In case of catastrophic injury in an accident after 1 July 2016, you may be able to get treatment, care and support through the National Injury Insurance Scheme Queensland.
The MAIC sets a floor and ceiling price range for CTP insurance premiums every quarter. Insurers can then adjust their premiums but must always remain within the MAIC price range.
In Qld the only adjustment an insurer can make is with regard to the type of vehicle. For example, all cars are classified as Category 1. This means all cars across the state are charged the same premium by that insurer.
The 12 months premium for Class 1 cars and station wagons commencing between 1 January and 31 March 2021 is $351.60.
The total insurance premium pool in Qld in 2019-20 was $1.68 billion (MAIC Annual Report 2019-20).
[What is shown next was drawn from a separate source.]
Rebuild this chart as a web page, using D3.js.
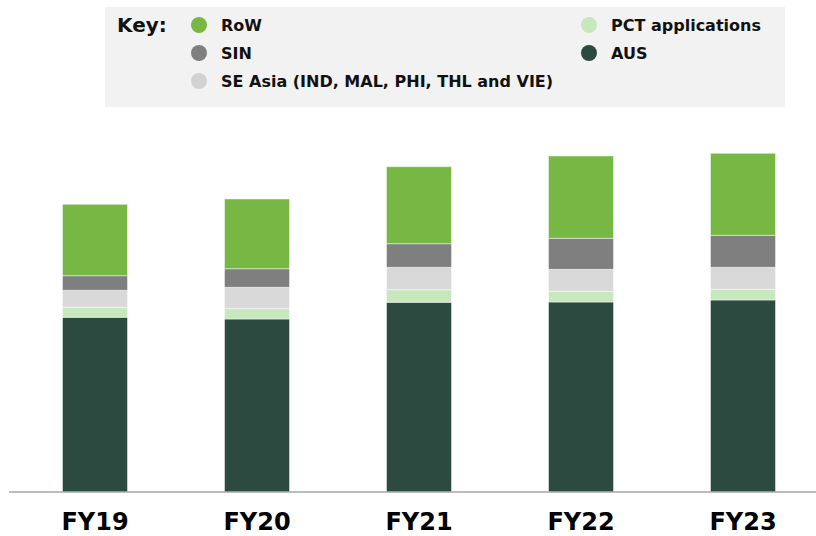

A roadworthy certificate is known as a safety certificate in Qld. Only approved inspection stations (AIS) can issue safety certificates. You need a safety certificate when you want to:
- Sell a registered light vehicle
- Register an unregistered vehicle
- Transfer registration to Qld from interstate
- Transfer to another owner.
Queensland CTP insurer market share
Four insurers provide CTP insurance cover in Queensland. Market share by premium at December 2020 was:
- Allianz 26.3%
- QBE 7.9%
- RACQ 22.7%
- Suncorp 43.1%
The dominance of Suncorp is mainly because it is a Queensland-based CTP insurer.